By Martin Crutsinger
AP Economics Writer
May 29, 2015 – 10:39 am. EDT
WASHINGTON (AP) — The U.S. economy shrank at a 0.7 percent annual rate in the first three months of the year, depressed by a severe winter and a widening trade deficit.
The government’s revised estimate for last quarter was weaker than its initial estimate of a 0.2 percent growth rate. The U.S. trade gap – the difference between the value of exports and the larger value of imports – was found to be wider than first estimated. And consumer spending was slower than previously thought.
But steady job gains are expected to fuel modestly healthy growth for the rest of 2015. The harsh winter, which kept many consumers home and businesses closed, and a labor dispute that slowed trade at West Coast ports are both over. Home sales and construction are rebounding, along with business investment.

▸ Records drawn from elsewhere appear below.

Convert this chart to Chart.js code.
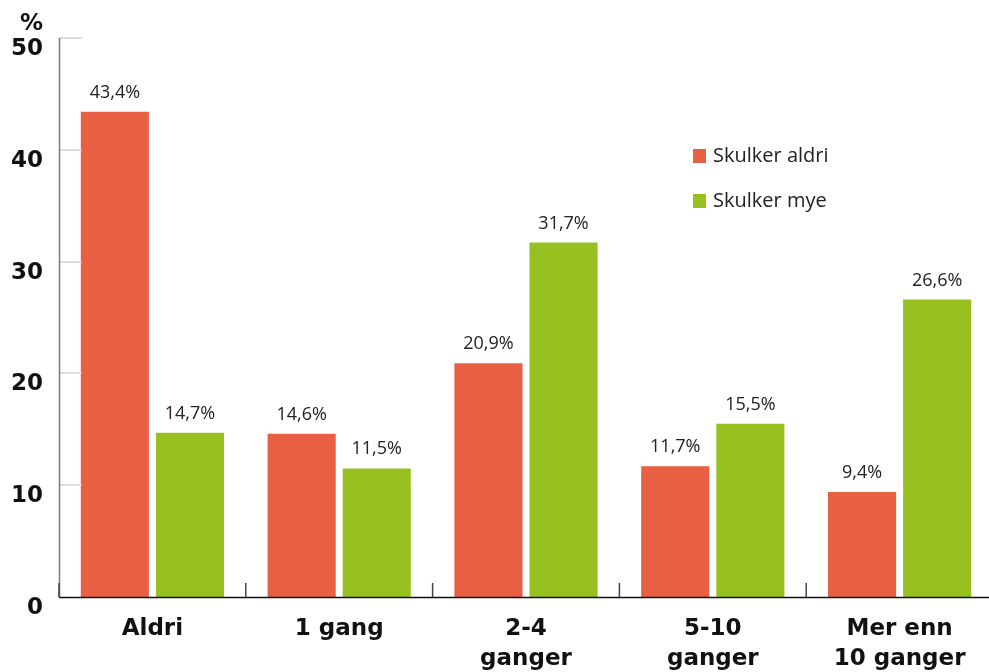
<!DOCTYPE html>
<html><head><meta charset="utf-8">
<script src="https://cdn.jsdelivr.net/npm/chart.js@4/dist/chart.umd.min.js"></script>
<style>html,body{margin:0;padding:0;background:#fff}#wrap{width:989px;height:672px;position:relative;overflow:hidden}</style>
</head><body><div id="wrap"><canvas id="c" width="993" height="672"></canvas></div>
<script>
const categories = [["Aldri"], ["1 gang"], ["2-4", "ganger"], ["5-10", "ganger"], ["Mer enn", "10 ganger"]];
const seriesNames = ["Skulker aldri", "Skulker mye"];
const skulkerAldri = [43.4, 14.6, 20.9, 11.7, 9.4];
const skulkerMye = [14.7, 11.5, 31.7, 15.5, 26.6];
const yTicks = [0, 10, 20, 30, 40, 50];
const unitLabel = "%";
const colors = ["#E85F43", "#97C121"];
const BOLD = "'DejaVu Sans', sans-serif";
const REG = "'Open Sans', sans-serif";

const fmt = v => v.toFixed(1).replace('.', ',') + '%';

const decor = {
  id: 'decor',
  afterDatasetsDraw(chart) {
    const ctx = chart.ctx, x = chart.scales.x, y = chart.scales.y, ca = chart.chartArea;
    ctx.save();
    // short grid ticks
    ctx.strokeStyle = '#d2d2d2'; ctx.lineWidth = 1.5;
    yTicks.forEach(t => { if (t === 0) return; const py = Math.round(y.getPixelForValue(t));
      ctx.beginPath(); ctx.moveTo(ca.left, py); ctx.lineTo(ca.left + 23, py); ctx.stroke(); });
    // y axis line
    ctx.strokeStyle = '#7a7a7a'; ctx.lineWidth = 1.5;
    ctx.beginPath(); ctx.moveTo(ca.left + 0.5, y.getPixelForValue(yTicks[yTicks.length - 1])); ctx.lineTo(ca.left + 0.5, ca.bottom); ctx.stroke();
    // x axis line
    ctx.strokeStyle = '#111'; ctx.lineWidth = 1.6;
    ctx.beginPath(); ctx.moveTo(ca.left, ca.bottom + 0.5); ctx.lineTo(ca.right, ca.bottom + 0.5); ctx.stroke();
    // category separators
    ctx.strokeStyle = '#444'; ctx.lineWidth = 1.5;
    const step = x.getPixelForValue(1) - x.getPixelForValue(0);
    for (let i = 0; i < categories.length; i++) {
      const px = x.getPixelForValue(i) - step / 2;
      ctx.beginPath(); ctx.moveTo(px, ca.bottom); ctx.lineTo(px, ca.bottom - 14); ctx.stroke();
    }
    // value labels
    ctx.fillStyle = '#222'; ctx.font = '18px ' + REG; ctx.textAlign = 'center'; ctx.textBaseline = 'alphabetic';
    chart.data.datasets.forEach((ds, di) => {
      chart.getDatasetMeta(di).data.forEach((bar, i) => {
        ctx.fillText(fmt(ds.data[i]), bar.x, bar.y - 14);
      });
    });
    // unit label
    ctx.font = 'bold 23px ' + BOLD; ctx.fillStyle = '#111'; ctx.textAlign = 'right'; ctx.textBaseline = 'middle';
    ctx.fillText(unitLabel, 43, 24);
    // legend
    ctx.font = '20px ' + REG; ctx.textAlign = 'left'; ctx.textBaseline = 'middle';
    seriesNames.forEach((n, i) => {
      const cy = 156 + i * 45;
      ctx.fillStyle = colors[i]; ctx.fillRect(693, cy - 7, 13, 14);
      ctx.fillStyle = '#222'; ctx.fillText(n, 713, cy);
    });
    ctx.restore();
  }
};

new Chart(document.getElementById('c'), {
  type: 'bar',
  data: {
    labels: categories,
    datasets: [
      { label: seriesNames[0], data: skulkerAldri, backgroundColor: colors[0] },
      { label: seriesNames[1], data: skulkerMye, backgroundColor: colors[1] }
    ]
  },
  options: {
    responsive: false, animation: false,
    layout: { padding: { top: 38, right: 0, left: 0, bottom: 0 } },
    plugins: { legend: { display: false }, tooltip: { enabled: false } },
    datasets: { bar: { categoryPercentage: 0.804, barPercentage: 0.907 } },
    scales: {
      x: {
        grid: { display: false, drawTicks: false }, border: { display: false },
        ticks: { color: '#111', font: { family: BOLD, size: 23, weight: 'bold', lineHeight: 1.3 }, padding: 17, maxRotation: 0, autoSkip: false },
        afterFit(s) { s.height = 75; }
      },
      y: {
        min: 0, max: 50,
        afterBuildTicks(s) { s.ticks = yTicks.map(v => ({ value: v })); },
        grid: { display: false, drawTicks: false }, border: { display: false },
        ticks: { color: '#111', font: { family: BOLD, size: 23, weight: 'bold' }, padding: 16, labelOffset: 11 },
        afterFit(s) { s.width = 59; }
      }
    }
  },
  plugins: [decor]
});
</script></body></html>
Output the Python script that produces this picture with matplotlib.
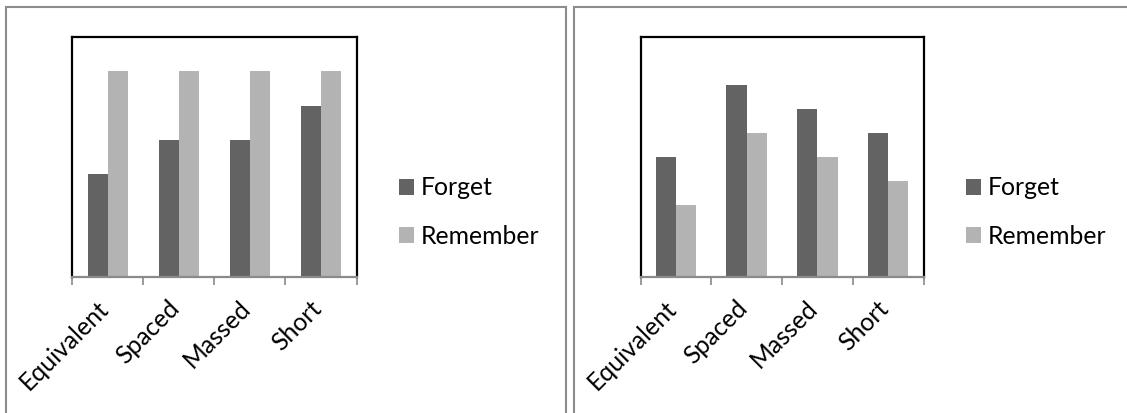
import matplotlib
matplotlib.use("Agg")
import matplotlib.pyplot as plt
from matplotlib.patches import Rectangle
from matplotlib.transforms import ScaledTranslation
import numpy as np

plt.rcParams["font.family"] = ["Lato", "DejaVu Sans"]

categories = ["Equivalent", "Spaced", "Massed", "Short"]
series_names = ["Forget", "Remember"]

# left chart
left_forget = [3, 4, 4, 5]
left_remember = [6, 6, 6, 6]
left_ymax = 7

# right chart
right_forget = [5, 8, 7, 6]
right_remember = [3, 6, 5, 4]
right_ymax = 10

FORGET_COLOR = "#636363"
REMEMBER_COLOR = "#b3b3b3"
FRAME_COLOR = "#8c8c8c"
AXIS_COLOR = "#8a8a8a"
FONT_SIZE = 17.8

W, H = 1127, 413
DPI = 100
fig = plt.figure(figsize=(W / DPI, H / DPI), dpi=DPI)
fig.patch.set_facecolor("white")


def fx(px):
    return px / W


def fy(py):
    return 1 - py / H


def add_frame(x0, y0, x1, y1):
    rect = Rectangle((fx(x0), fy(y1)), fx(x1) - fx(x0), fy(y0) - fy(y1),
                     transform=fig.transFigure, fill=False,
                     edgecolor=FRAME_COLOR, linewidth=1.5, clip_on=False)
    fig.add_artist(rect)


def draw_panel(ax_box, forget, remember, ymax, legend_x):
    left, top, right, bottom = ax_box
    ax = fig.add_axes([fx(left), fy(bottom), fx(right) - fx(left), fy(top) - fy(bottom)])
    x = np.arange(len(categories))
    w = 0.285
    b1 = ax.bar(x - w / 2, forget, width=w, color=FORGET_COLOR, label=series_names[0], zorder=2)
    b2 = ax.bar(x + w / 2, remember, width=w, color=REMEMBER_COLOR, label=series_names[1], zorder=2)
    ax.set_xlim(-0.5, len(categories) - 0.5)
    ax.set_ylim(0, ymax)
    ax.set_yticks([])
    for side in ("left", "top", "right"):
        ax.spines[side].set_color("black")
        ax.spines[side].set_linewidth(1.6)
    ax.spines["bottom"].set_color(AXIS_COLOR)
    ax.spines["bottom"].set_linewidth(1.6)
    ax.spines["bottom"].set_zorder(3)

    ax.set_xticks(x)
    ax.set_xticklabels(categories, rotation=45, ha="right", va="top", fontsize=FONT_SIZE)
    ax.set_xticks(np.arange(len(categories) + 1) - 0.5, minor=True)
    ax.tick_params(axis="x", which="major", length=0, pad=14)
    ax.tick_params(axis="x", which="minor", length=6, width=1.2, color=AXIS_COLOR)
    shift = ScaledTranslation(5 / DPI, 0, fig.dpi_scale_trans)
    for lbl in ax.get_xticklabels():
        lbl.set_transform(lbl.get_transform() + shift)

    ax.legend(handles=[b1, b2], loc="center left",
              bbox_to_anchor=(fx(legend_x), fy(212)), bbox_transform=fig.transFigure,
              frameon=False, fontsize=FONT_SIZE, handlelength=0.61, handleheight=0.61,
              handletextpad=0.25, labelspacing=1.02, borderpad=0, borderaxespad=0)
    return ax


add_frame(5.5, 6.5, 565.7, 430)
add_frame(573.7, 7, 1140, 430)

draw_panel((72.3, 37, 356.5, 277), left_forget, left_remember, left_ymax, 399)
draw_panel((640.5, 37, 923.5, 277), right_forget, right_remember, right_ymax, 966.4)

fig.savefig("out.png", dpi=DPI)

Analysts generally foresee the economy, as measured by the gross domestic product, growing at an annual rate of 2 percent to 2.5 percent in the April-June quarter, with further strengthening later in the year. But risks remain: A stronger dollar, which makes U.S. exports more expensive, will likely continue to keep the trade deficit wide. And cutbacks in oil drilling, a result of low energy prices, could depress spending in the energy industry.
“While the evidence of a second-quarter rebound hasn’t been overwhelming, we still think that the outlook for the economy is very encouraging,” Paul Ashworth, chief U.S. economist at Capital Economics, wrote in a research note.
Last quarter’s contraction marked the first since a 2.1 percent annual drop in the first three months of 2014, a slump that was also due in part to severe winter weather.
Last quarter, the trade gap subtracted 1.9 percentage points from growth, the biggest drag in 30 years. Consumer spending, which drives about 70 percent of economic activity, slowed to annual growth of just 1.8 percent for the quarter, slightly below the government’s first estimate. Consumers spent less on mobile phone services, among other expenses, than first estimated.
One of the biggest hits to the economy last quarter came from cuts in drilling activity by energy companies, fallout from the sharp drop in oil prices over the past year. The government said investment in the category that covers energy exploration plunged at an annual rate of 48.6 percent, the steepest drop since 2009, during the Great Recession.